Hybrid Nanofiber-Based Atmospheric Water Harvesters: Sunlight-Driven Operation in Low-Humidity and Low-Illumination Environments
Yi Hu, Yu Chen, Jianing Xu, Wanli Cheng, Yi Lu, Guangping Han, Orlando J. Rojas
Abstract
Aerogels incorporating hygroscopic salts have been widely explored for atmospheric water harvesting (AWH). However, the scalability of these sorbents remains limited due to their reliance on energy-intensive and time-consuming drying methods such as lyophilization or supercritical drying. Here, we present a simple and scalable approach to drying hydrogels with desirable AWH properties using a freezing process followed by solvent exchange and thawing at room temperature. Our system consists of cellulose and silica nanofibers, forming hybrid xerogels with ultralow density (10.86 ± 0.32 mg cm –3 ), high specific surface area (104.22 m 2 g –1 ), excellent water stability, and mechanical strength.
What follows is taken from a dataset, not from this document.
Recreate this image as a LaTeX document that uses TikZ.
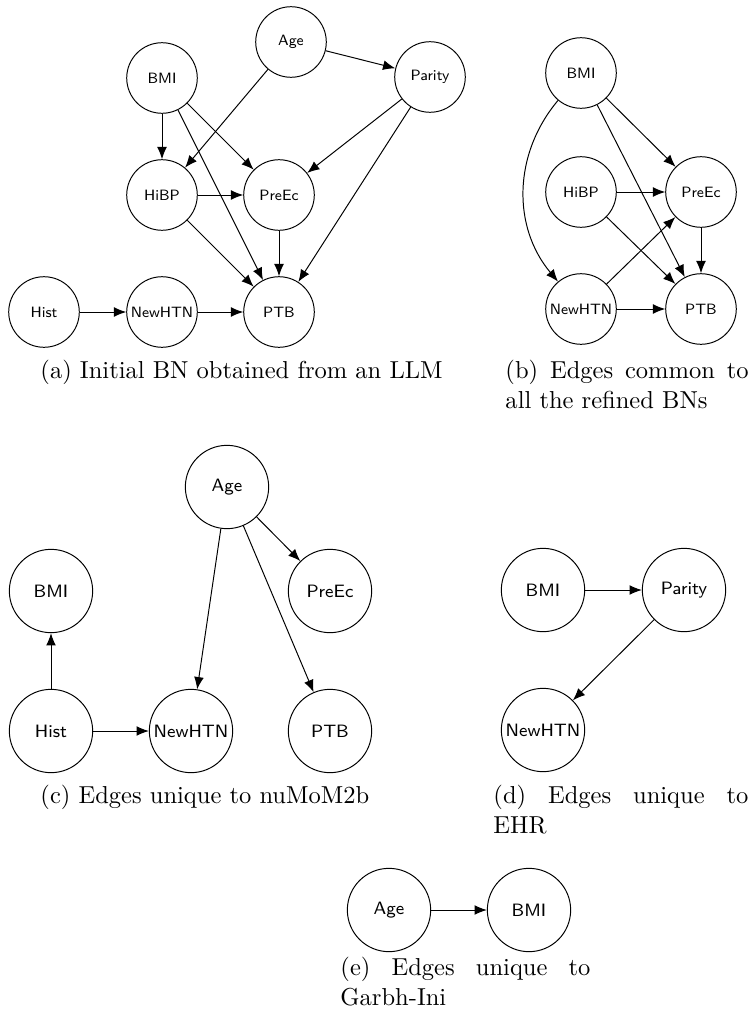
\documentclass[tikz,border=0pt]{standalone}
\usetikzlibrary{arrows.meta}

\begin{document}
\begin{tikzpicture}[
    x=0.408pt, y=-0.408pt, >={Latex[length=5pt, width=4pt]},
    var/.style={circle, draw, inner sep=1pt, minimum size=28.8pt,
                font=\sffamily\fontsize{6.1}{7}\selectfont},
    bigvar/.style={var, minimum size=34pt, font=\sffamily\fontsize{7.3}{8.5}\selectfont},
    subcap/.style={anchor=north west, inner sep=0pt, align=justify, text width=#1},
]
  \useasboundingbox (0,0) rectangle (752,1020);

  % (a) network from the LLM
  \node [var] (aAge)    at (291, 42) {Age};
  \node [var] (aBMI)    at (162, 78) {BMI};
  \node [var] (aParity) at (430, 77) {Parity} edge [<-] (aAge);
  \node [var] (aHiBP)   at (162,195) {HiBP}   edge [<-] (aAge)
                                              edge [<-] (aBMI);
  \node [var] (aPreEc)  at (279,195) {PreEc}  edge [<-] (aBMI)
                                              edge [<-] (aParity)
                                              edge [<-] (aHiBP);
  \node [var] (aHist)   at ( 44,312) {Hist};
  \node [var] (aNewHTN) at (162,312) {NewHTN} edge [<-] (aHist);
  \node [var] (aPTB)    at (279,312) {PTB}    edge [<-] (aBMI)
                                              edge [<-] (aParity)
                                              edge [<-] (aHiBP)
                                              edge [<-] (aPreEc)
                                              edge [<-] (aNewHTN);
  \node [subcap=170pt] (capA) at (40,360) {(a) Initial BN obtained from an LLM};

  % (b) common edges
  \node [var] (bBMI)    at (581, 73) {BMI};
  \node [var] (bHiBP)   at (581,192) {HiBP};
  \node [var] (bNewHTN) at (581,309) {NewHTN} edge [<-, bend left=40] (bBMI);
  \node [var] (bPreEc)  at (701,192) {PreEc}  edge [<-] (bBMI)
                                              edge [<-] (bHiBP)
                                              edge [<-] (bNewHTN);
  \node [var] (bPTB)    at (701,309) {PTB}    edge [<-] (bBMI)
                                              edge [<-] (bHiBP)
                                              edge [<-] (bNewHTN)
                                              edge [<-] (bPreEc);
  \node [subcap=99.2pt] (capB) at (505,360) {(b) Edges common to all the refined BNs};

  % (c) nuMoM2b only
  \node [bigvar] (cAge)    at (227,487) {Age};
  \node [bigvar] (cHist)   at ( 51,731) {Hist};
  \node [bigvar] (cBMI)    at ( 51,591) {BMI}    edge [<-] (cHist);
  \node [bigvar] (cPreEc)  at (330,591) {PreEc}  edge [<-] (cAge);
  \node [bigvar] (cNewHTN) at (191,731) {NewHTN} edge [<-] (cAge)
                                                 edge [<-] (cHist);
  \node [bigvar] (cPTB)    at (330,731) {PTB}    edge [<-] (cAge);
  \node [subcap=170pt] (capC) at (40,785) {(c) Edges unique to nuMoM2b};

  % (d) EHR only
  \node [bigvar] (dBMI)    at (543,590) {BMI};
  \node [bigvar] (dParity) at (684,590) {Parity} edge [<-] (dBMI);
  \node [bigvar] (dNewHTN) at (543,730) {NewHTN} edge [<-] (dParity);
  \node [subcap=104pt] (capD) at (493,785) {(d) Edges unique to EHR};

  % (e) Garbh-Ini only
  \node [bigvar] (eAge) at (389,910) {Age};
  \node [bigvar] (eBMI) at (529,910) {BMI} edge [<-] (eAge);
  \node [subcap=102pt] (capE) at (340,957) {(e) Edges unique to Garbh-Ini};
\end{tikzpicture}
\end{document}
By incorporating carbon-based photothermal materials and lithium chloride as a hygroscopic salt, the xerogels achieve exceptional water uptake capacities ranging from 0.90 to 3.21 g g –1 across a relative humidity (RH) range from 15 to 75%. Under natural sunlight, the AWH xerogel produces water at a rate of 1.17 g g –1 day –1 . These results highlight a sustainable and scalable AWH strategy, leveraging ambient-dried xerogels as an energy-efficient solution to mitigate water scarcity.